One November morning, Tom Jeffreys set off from Euston Station with a gnarled old walking stick in his hand and an overloaded rucksack. His aim was to walk the 119 miles from London to Birmingham along the proposed route of HS2. Needless to say, he failed.
Over the course of ten days of walking, Jeffreys meets conservationists and museum directors, fiery farmers and suicidal retirees. From a rapidly changing London, through interminable suburbia, and out into the English countryside, Jeffreys goes wild camping in Perivale, flees murderous horses in Oxfordshire, and gets lost in a landfill site in Buckinghamshire. Signal Failure weaves together poetry and politics, history, philosophy and personal observation to form an extended exploration of people and place, nature, society, and the future.
In part, Signal Failure is the story of the author's multiple shortcomings - his inability to understand the city he lives in, to forge a meaningful relationship with his home-county hometown, to emulate those great nature writers he admires so much, to put up a tent or read a map.
It is also a wide-ranging critique of humanity's most urgent failures: of capitalism, of community, of the city and the suburbs, of architecture and agriculture, of bureaucratic democracy, and, in the end, of our age-old failure to find our place in the world we live in.

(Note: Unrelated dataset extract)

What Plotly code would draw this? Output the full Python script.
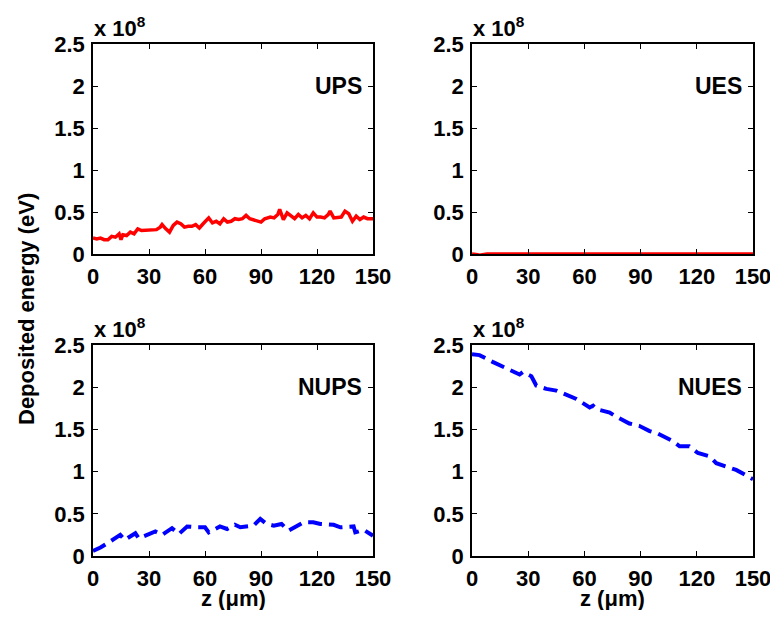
import plotly.graph_objects as go

# values in units of 1e8 eV
ups_z = [0, 2, 4, 6, 8, 10, 12, 14, 15, 16, 18, 20, 22, 24, 26, 28, 30, 32, 34, 36, 37, 39, 41, 43, 45, 47, 49, 51, 53, 55, 57, 59, 62, 64, 66, 68, 70, 72, 74, 76, 78, 80, 82, 84, 86, 88, 90, 92, 95, 97, 99, 100, 102, 104, 106, 108, 110, 112, 114, 116, 118, 120, 122, 124, 126, 127, 129, 131, 133, 135, 137, 139, 141, 143, 145, 147, 150]
ups_e = [0.19, 0.18, 0.19, 0.17, 0.17, 0.21, 0.2, 0.24, 0.17, 0.23, 0.22, 0.26, 0.24, 0.3, 0.28, 0.28, 0.28, 0.29, 0.29, 0.32, 0.35, 0.3, 0.26, 0.34, 0.38, 0.36, 0.32, 0.33, 0.33, 0.35, 0.31, 0.36, 0.43, 0.37, 0.39, 0.36, 0.42, 0.38, 0.39, 0.42, 0.41, 0.42, 0.46, 0.42, 0.41, 0.4, 0.38, 0.42, 0.44, 0.43, 0.47, 0.53, 0.41, 0.49, 0.46, 0.42, 0.47, 0.43, 0.46, 0.42, 0.49, 0.44, 0.44, 0.43, 0.47, 0.51, 0.43, 0.43, 0.44, 0.51, 0.48, 0.39, 0.45, 0.41, 0.44, 0.42, 0.42]

ues_z = [0, 2, 3, 4, 5, 6, 8, 150]
ues_e = [0.0, 0.0, -0.01, -0.015, -0.01, 0.0, 0.0, 0.0]

nups_z = [0, 4, 9, 14.6, 17, 22.7, 24.5, 33.4, 37, 42.3, 46, 50.4, 55.7, 60, 62, 68, 71.8, 76, 78.9, 86, 89.6, 93, 96.8, 101, 104.8, 109, 112.9, 118, 121.8, 128.9, 132.5, 139.6, 140.5, 145, 150]
nups_e = [0.06, 0.1, 0.17, 0.25, 0.19, 0.27, 0.21, 0.29, 0.25, 0.33, 0.26, 0.35, 0.34, 0.34, 0.28, 0.35, 0.32, 0.37, 0.34, 0.36, 0.44, 0.38, 0.36, 0.38, 0.3, 0.35, 0.4, 0.4, 0.38, 0.37, 0.34, 0.35, 0.28, 0.31, 0.24]

nues_z = [0, 4, 11, 13, 15, 22, 25.4, 27.2, 31.7, 34.3, 39.7, 45, 51, 55.7, 62.8, 64.6, 66.4, 73.5, 77, 84, 89.5, 94.8, 99.3, 107.3, 110.8, 116, 120.6, 126.9, 130.4, 138.4, 141, 150]
nues_e = [2.39, 2.38, 2.3, 2.28, 2.26, 2.19, 2.15, 2.18, 2.13, 2.02, 1.98, 1.96, 1.91, 1.86, 1.76, 1.78, 1.74, 1.7, 1.65, 1.57, 1.54, 1.48, 1.45, 1.36, 1.3, 1.3, 1.22, 1.18, 1.1, 1.04, 1.02, 0.91]

panel_names = ["UPS", "UES", "NUPS", "NUES"]
x_ticks = [0, 30, 60, 90, 120, 150]
y_ticks = [0, 0.5, 1, 1.5, 2, 2.5]
y_ticktext = ["0", "0.5", "1", "1.5", "2", "2.5"]

# page body has an 8px margin; figure sized to fit the 778x618 window
OFF = 8
W, H = 770, 602
FONT = "Liberation Sans, Arial, sans-serif"
FS = 22

fig = go.Figure()

px = lambda v: (v - OFF) / W
py = lambda v: 1 - (v - OFF) / H

xdom = [[px(93), px(373)], [px(472), px(753)]]
ydom = [[py(254), py(44)], [py(556), py(345)]]

series = [
    (ups_z, ups_e, "red", "solid", 3.5),
    (ues_z, ues_e, "red", "solid", 3.5),
    (nups_z, nups_e, "blue", "14px,7px", 4),
    (nues_z, nues_e, "blue", "14px,7px", 4),
]

for i, (zs, es, col, dash, w) in enumerate(series):
    r, c = divmod(i, 2)
    n = i + 1
    xa = "x" if n == 1 else f"x{n}"
    ya = "y" if n == 1 else f"y{n}"
    fig.add_trace(go.Scatter(x=zs, y=es, mode="lines", xaxis=xa, yaxis=ya,
                             line=dict(color=col, width=w, dash=dash), showlegend=False))
    axcommon = dict(showgrid=False, zeroline=False, showline=True, linecolor="black",
                    linewidth=1.5, mirror="ticks", ticks="inside", ticklen=5,
                    tickcolor="black", tickwidth=1, automargin=False,
                    tickfont=dict(family=FONT, size=FS, color="black", weight="bold"))
    xkey = "xaxis" if n == 1 else f"xaxis{n}"
    ykey = "yaxis" if n == 1 else f"yaxis{n}"
    fig.update_layout({
        xkey: dict(domain=xdom[c], anchor=ya, range=[0, 150], tickvals=x_ticks,
                   ticklabelstandoff=2, **axcommon),
        ykey: dict(domain=ydom[r], anchor=xa, range=[0, 2.5], tickvals=y_ticks,
                   ticktext=y_ticktext, ticklabelstandoff=2, **axcommon),
    })
    # x 10^8 label
    fig.add_annotation(xref="paper", yref="paper", x=xdom[c][0] - 1 / W, y=ydom[r][1] + 1 / H,
                       xanchor="left", yanchor="bottom", showarrow=False,
                       text="x 10<sup>8</sup>",
                       font=dict(family=FONT, size=FS, color="black", weight="bold"))
    # panel name
    fig.add_annotation(xref="paper", yref="paper", x=xdom[c][1] - 9 / W,
                       y=ydom[r][1] - 42 / H, xanchor="right", yanchor="middle",
                       showarrow=False, text=panel_names[i],
                       font=dict(family=FONT, size=23, color="black", weight="bold"))
    if r == 1:
        fig.add_annotation(xref="paper", yref="paper", x=(xdom[c][0] + xdom[c][1]) / 2,
                           y=py(598), xanchor="center", yanchor="middle", showarrow=False,
                           text="z (μm)",
                           font=dict(family=FONT, size=FS, color="black", weight="bold"))

fig.add_annotation(xref="paper", yref="paper", x=px(26), y=py(309), textangle=-90,
                   xanchor="center", yanchor="middle", showarrow=False,
                   text="Deposited energy (eV)",
                   font=dict(family=FONT, size=FS, color="black", weight="bold"))

fig.update_layout(width=W, height=H, margin=dict(l=0, r=0, t=0, b=0),
                  paper_bgcolor="white", plot_bgcolor="white")
fig.write_html("out.html")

Tom Jeffreys is a writer, editor and occasional curator with a particular interest in contemporary art that crosses over into the sciences or explores our relationship with the environment. His work has been published in, among others, Monocle, Apollo, Vice, The Independent, The Daily Telegraph, New Scientist, Cricinfo, and World of Interiors. Previous curatorial projects have included poet-led urban nature walks and exhibitions dedicated to the beauty of the mundane and the role of archives in our understanding of the natural world. Tom is also editor of The Learned Pig, an online magazine with four areas of interest: art, thinking, nature, writing.